Document indexing concepts (#1055)

guilload · fmassot · web-flow · commit 1e3d9c1c6764 · 2022-01-11T02:20:16.000+01:00
Co-authored-by: François Massot &lt;francois.massot@gmail.com&gt;
diff --git a/docs/design/indexing.md b/docs/design/indexing.md
@@ -3,5 +3,44 @@ title: Indexing
 sidebar_position: 2
 ---
 
-Work started on Notion.
+## Supported data formats
 
+Quickwit ingests JSON records and refers to them as "documents" or "docs". Each document must be a JSON object. When ingesting files, documents must be separated by a newline.
+
+As of version 0.2, Quickwit does not support file formats such as `Avro` or `CSV`. Compression formats such as `bzip2` or `gzip` are also not supported.
+
+## Data model
+
+As of version 0.2, Quickwit only supports indexes with a fixed schema. The "document mapping" of an index, also commonly called "doc mapping", is a list of field names and types that declares the schema of an index. Additionally, a doc mapping specifies how documents are indexed (tokenizers) and stored (column- vs. row-oriented).
+
+
+## Merge process and merge policy
+
+An index is broken into immutable splits. The size of a split is defined by the number of documents it carries. A split is considered "mature" when its size reaches a threshold defined in the index config as `split_num_docs_target`.
+
+An indexer buffers incoming documents and produces a new split when the size of the buffer reaches `split_num_docs_target` or `commit_timeout_secs` seconds have passed since the first document has been enqueued, depending on which event occurs first. In the latter case, the indexer generates immature splits.

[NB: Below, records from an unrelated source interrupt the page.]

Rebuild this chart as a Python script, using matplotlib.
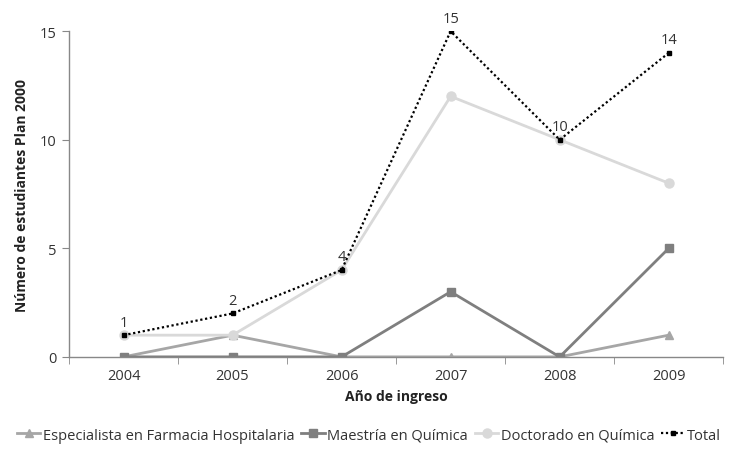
import matplotlib
matplotlib.use("Agg")
import matplotlib.pyplot as plt

plt.rcParams['font.family'] = ['Open Sans', 'DejaVu Sans']

# Datos
anios = ['2004', '2005', '2006', '2007', '2008', '2009']
especialista = [0, 1, 0, 0, 0, 1]
maestria = [0, 0, 0, 3, 0, 5]
doctorado = [1, 1, 4, 12, 10, 8]
total = [1, 2, 4, 15, 10, 14]

fig = plt.figure(figsize=(7.38, 4.6), dpi=100)
ax = fig.add_axes([0.0935, 0.222, 0.8865, 0.708])

x = [i + 0.5 for i in range(len(anios))]

ax.plot(x, especialista, color='#a6a6a6', lw=2, marker='^', ms=6,
        label='Especialista en Farmacia Hospitalaria')
ax.plot(x, maestria, color='#7f7f7f', lw=2, marker='s', ms=6,
        label='Maestría en Química')
ax.plot(x, doctorado, color='#d9d9d9', lw=2, marker='o', ms=6.5,
        label='Doctorado en Química')
ax.plot(x, total, color='black', lw=1.6, ls=(0, (1, 1.2)), marker='s', ms=3,
        label='Total')

# Etiquetas del total
for xi, v in zip(x, total):
    ax.annotate(str(v), (xi, v), xytext=(0, 4), textcoords='offset points',
                ha='center', va='bottom', fontsize=10.5, color='#333333')

ax.set_xlim(0, 6)
ax.set_ylim(0, 15)
ax.set_yticks([0, 5, 10, 15])
ax.set_xticks(x)
ax.set_xticklabels(anios)
ax.set_xticks(range(7), minor=True)
ax.tick_params(axis='x', which='major', length=0, labelsize=10.5, colors='#333333', pad=8)
ax.tick_params(axis='x', which='minor', length=5, color='#888888', direction='out')
ax.tick_params(axis='y', length=5, color='#888888', labelsize=10.5, labelcolor='#333333', pad=4)

for s in ['top', 'right']:
    ax.spines[s].set_visible(False)
for s in ['left', 'bottom']:
    ax.spines[s].set_color('#888888')
    ax.spines[s].set_linewidth(1)

ax.set_xlabel('Año de ingreso', fontsize=10, fontweight='bold', color='#222222', labelpad=4)
ax.set_ylabel('Número de estudiantes Plan 2000', fontsize=10, fontweight='bold', color='#222222', labelpad=8)

fig.legend(loc='center', bbox_to_anchor=(0.5, 0.052), ncol=4, frameon=False,
           fontsize=10.5, handlelength=1.6, handletextpad=0.15, columnspacing=0.5,
           labelcolor='#333333')

fig.savefig('out.png', dpi=100)
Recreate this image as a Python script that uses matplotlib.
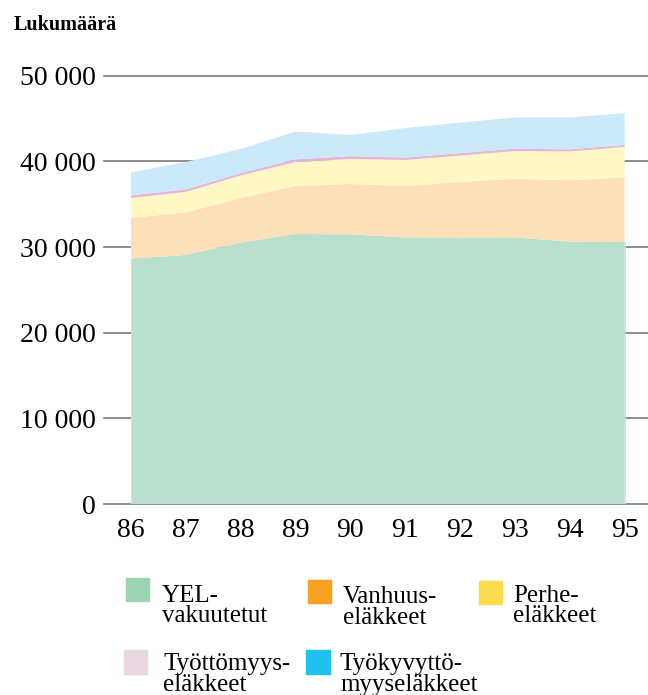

The merge process designates the iterative procedure that groups and merges immature splits together to produce mature splits.
+
+The merge policy controls the merge algorithm, which is mainly driven by the two parameters `split_num_docs_target` and `merge_factor`. Each time a new split is published, the merge policy examines the list of immature splits and attempts to merge `merge_factor` splits together in order to produce larger splits. The merge policy may also decide to merge fewer or more splits together if deemed necessary. Finally, the merge algorithm never merges more than `max_merge_factor` splits together.
+
+## Split store
+
+The split store keeps recently published and immature splits on disk to speed up the merge process. After a successful merge phase, the split store evicts dangling splits.
+
+The disk space allocated to the split store is controlled by the config parameters `split_store_max_num_splits` and `split_store_max_num_bytes`.
+
+## Data sources
+
+A data source designates the location and set of parameters that allow to connect to and ingest data from an external data store, which can be a file, a stream, or a database. Often, Quickwit simply refers to data sources as "sources". The indexing engine supports file-based and stream-based sources. Finally, Quickwit can insert data into an index from one or multiple sources, defined in the index config.
+
+
+### File sources
+
+File sources are sources that read data from a file stored on the local file system.
+
+### Streaming sources
+
+Streaming sources are sources that read data from a streaming service such as Apache Kafka. As of version 0.2, Quickwit only supports Apache Kafka. Future versions of Quickwit will support additional streaming services such as Amazon Kinesis.
+
+## Checkpoint
+
+Quickwit achieves exactly-once processing using checkpoints. For each source, a "source checkpoint" records up to which point documents have been processed in the target file or stream. Checkpoints are stored in the metastore and updated atomically each time a new split is published. When an indexing error occurs, the indexing process is resumed right after the last successfully published checkpoint. Internally, a source checkpoint is represented as an object mapping from absolute paths or partition IDs to offsets or sequence numbers.